Late-cycle phases are characterized by distribution from long-term holders to short-term participants. Supply becomes more liquid, sensitivity to volatility increases and downside resilience deteriorates. Prices may remain elevated, giving the impression of strength, while the underlying structure weakens steadily.

Macro pressure does not cause this distribution. It merely exposes what was already fragile.

Overshooting as a feature, not a failure

Crypto overshoots by design. It lacks friction, leverage unwinds rapidly and participation is reflexive. Downside overshooting serves to clear accumulated risk, while upside overshooting rebuilds it.

Attempting to trade against these overshoots without understanding the liquidity backdrop is not contrarian thinking. It is a structural mistake.

Lags and misalignment

Macro effects do not transmit instantly. They operate with lags. Crypto often reacts before macro impacts fully materialize and continues reacting even after conditions begin to stabilize. This misalignment creates confusion, leading observers to question why price falls as macro improves or rises while conditions tighten.

The explanation lies in timing, not contradiction.

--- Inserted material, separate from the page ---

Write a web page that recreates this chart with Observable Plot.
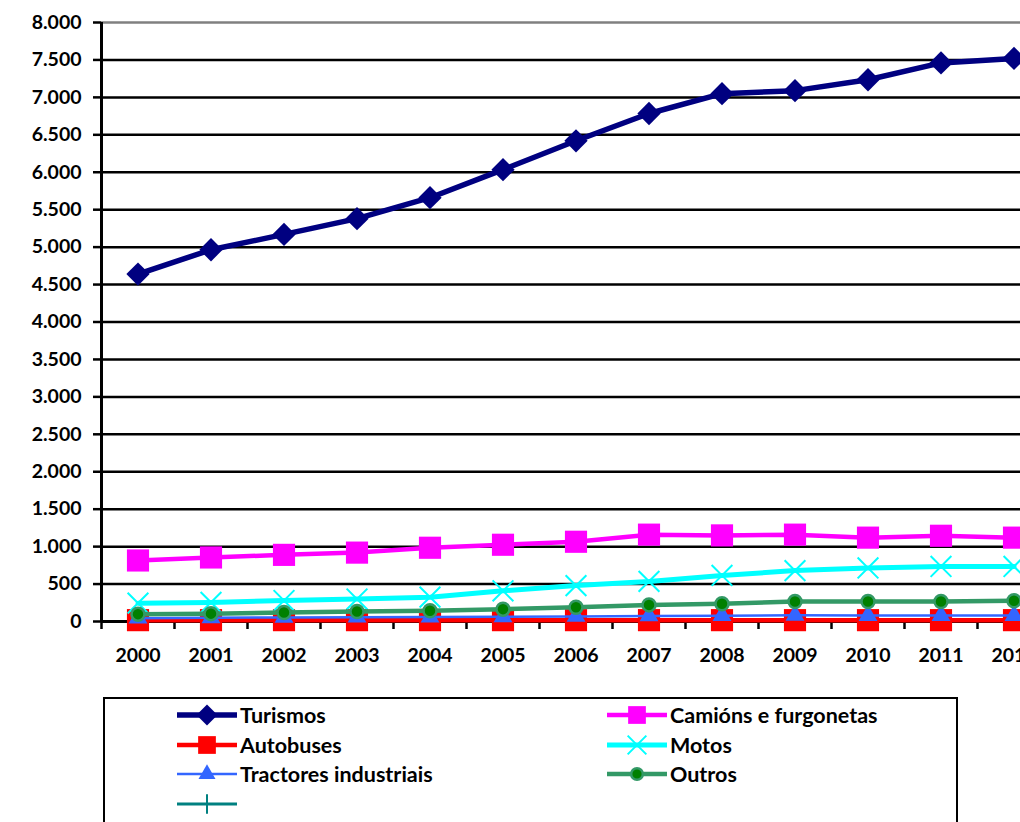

Why narratives fail at turning points

Narratives assume continuity. Cycles break continuity. During transitions, established explanations stop working, correlations break down and confidence evaporates. Narratives are rebuilt only after structure stabilizes.

Price leads stories. It does not follow them.

The reset phase: clearing the system

Downcycles are not punishments. They are resets. They flush leverage, remove fragile positioning, reprice risk honestly and restore sensitivity to fundamentals. Crypto resets faster than traditional markets, doing so violently but efficiently.

Recovery: when constraints ease

Recoveries begin not when sentiment improves, but when liquidity stabilizes, financial conditions loosen, risk tolerance returns and fragility decreases. Price moves before comfort returns.

Those waiting for emotional or narrative confirmation usually miss the structural turn.

Why cycles feel different every time

Each crypto cycle feels unique because the macro backdrop changes, liquidity sources evolve, regulation shifts and participants rotate. Yet the underlying structure remains consistent. Liquidity expands, risk accumulates, fragility builds, transitions break it and the system resets.

Capitrox’s structural perspective

At Capitrox, crypto cycles are analyzed as liquidity regimes, risk constraints and structural phases. Not as predictions, narratives or emotional waves. This perspective does not promise perfect timing. It provides clarity.

What this framework changes

Understanding macro and liquidity cycles reshapes how risk is sized, when confidence should be questioned, why patience matters and when price should be distrusted. It shifts focus from trying to predict outcomes to understanding what the system can and cannot sustain.

Why this matters more than being right

Most losses do not come from incorrect beliefs, but from misaligned exposure. Being right too early is indistinguishable from being wrong. Confidence during fragile conditions is costly. Patience during stable regimes is rare.

Structure matters more than conviction.

Ending the cycle where it begins

Crypto does not move freely. It moves within constraints. Macro defines those constraints, liquidity enforces them and structure reveals them. Understanding crypto cycles is not about calling tops or bottoms. It is about recognizing when the system can carry risk and when it cannot.

Within Capitrox’s macro and liquidity framework, cycles stop being mysteries and start becoming processes. Not controllable. Not predictable. But understandable.